Niet voor niets lagen de verwachtingen voor zijn wederkeer deze avond hoog. Ooit draaide de legendarische BBC-radiopioneer John Peel een hele Joyner-plaat integraal in zijn programma, iets wat hij slechts één keer eerder had gedaan. Daarnaast zette artiest Beck hem in de jaren negentig in zijn persoonlijke top 10-lijst met helden in magazine The Rolling Stone.

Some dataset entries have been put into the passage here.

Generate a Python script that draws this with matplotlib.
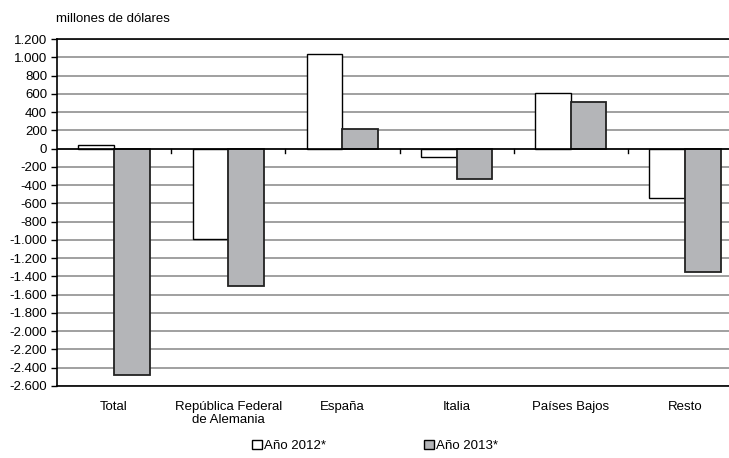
import numpy as np
import matplotlib.pyplot as plt
from matplotlib.ticker import FuncFormatter
from matplotlib.patches import Patch

plt.rcParams['font.family'] = ['Liberation Sans', 'DejaVu Sans']

categorias = ['Total', 'República Federal\nde Alemania', 'España', 'Italia', 'Países Bajos', 'Resto']
anio_2012 = [35, -990, 1040, -90, 610, -540]
anio_2013 = [-2480, -1510, 210, -330, 510, -1350]
series = ['Año 2012*', 'Año 2013*']

fig = plt.figure(figsize=(7.29, 4.58), dpi=100)
ax = fig.add_axes([57 / 729, 72 / 458, 685 / 729, 347 / 458])

x = np.arange(len(categorias))
w = 0.3125
ax.bar(x - w / 2, anio_2012, w, color='white', edgecolor='black', linewidth=1.0, zorder=3)
ax.bar(x + w / 2, anio_2013, w, color='#b4b5b8', edgecolor='#222222', linewidth=1.3, zorder=3)

ax.set_xlim(-0.5, len(categorias) - 0.5)
ax.set_ylim(-2600, 1200)
ax.set_yticks(np.arange(-2600, 1201, 200))
ax.yaxis.set_major_formatter(FuncFormatter(lambda v, p: f'{int(v):,}'.replace(',', '.')))
ax.grid(axis='y', color='#a0a0a0', linewidth=1.4, zorder=0)
ax.axhline(0, color='black', linewidth=1.2, zorder=4)
for b in x[:-1] + 0.5:
    ax.plot([b, b], [0, -45], color='black', linewidth=1.0, zorder=4)

ax.set_xticks(x)
ax.set_xticklabels(categorias, fontsize=9.5, linespacing=1.1)
ax.tick_params(axis='x', length=0, pad=11)
ax.tick_params(axis='y', labelsize=9.5, length=4, width=1, pad=3)

for s in ['left', 'top', 'bottom']:
    ax.spines[s].set_color('black')
    ax.spines[s].set_linewidth(1.2)
ax.spines['right'].set_visible(False)

fig.text(56 / 729, 1 - 19 / 458, 'millones de dólares', fontsize=9.5, va='center', ha='left')

handles = [Patch(facecolor='white', edgecolor='black', label=series[0]),
           Patch(facecolor='#b4b5b8', edgecolor='black', label=series[1])]
fig.legend(handles=handles, loc='center', bbox_to_anchor=(375 / 729, 1 - 446 / 458), ncol=2,
           frameon=False, fontsize=9.5, handlelength=0.75, handleheight=0.75,
           handletextpad=0.15, columnspacing=7.5)

fig.savefig('out.png', dpi=100)
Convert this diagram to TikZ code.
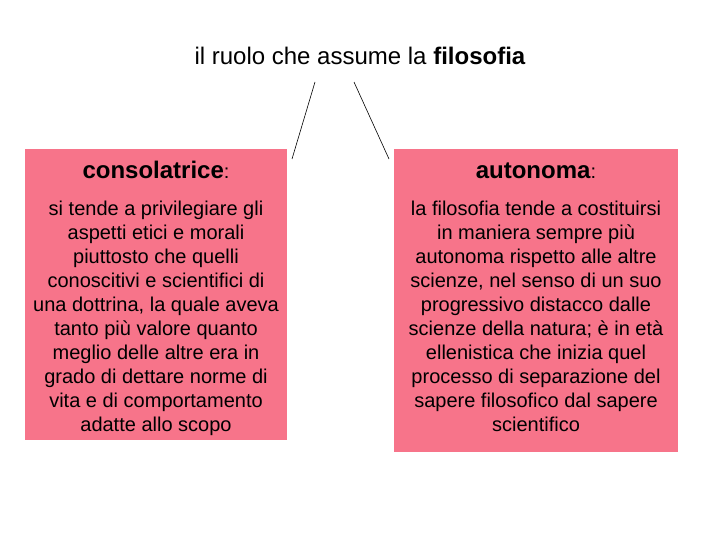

Helaas weet hij de verwachting niet waar te maken. De prachtige stem heeft Joyner nog altijd, maar hij weet niet hoe hij deze optimaal kan benutten. De voortdurend voorkomende uitgerekte noten klinken stuk voor stuk onzuiver. Aanvankelijk kan je het nog aan de zenuwen toeschrijven, maar na een paar nummers wordt dat steeds onwaarschijnlijker. Op zich is de oplossing niet zo ingewikkeld: had Joyer zich meer laten inspireren door artiesten met wie haar vaak wordt vergeleken, dan had hij hun invloeden ook daadwerkelijk kunnen toepassen. In plaats van lange uithalen, zou een meer gesproken zangstijl- zoals die van Lou Reed- veel beter bij hem passen, zodat zijn stem volledig tot zijn recht komt. Dan zou hij ongetwijfeld aan de verwachtingen hebben voldaan, maar nu verstrakken de gezichtsspieren onwillekeurig bij iedere uithaal. Hoewel zijn gitaarspel onberispelijk is en er nog altijd groeipotentieel lijkt te zijn, blijft het, gezien Joyners lange staat van dienst, de vraag of dat er ooit nog uit zal komen. Wat dat betreft komt zijn zang misschien het best tot recht in de warme vertrouwde omgeving van zijn gezin.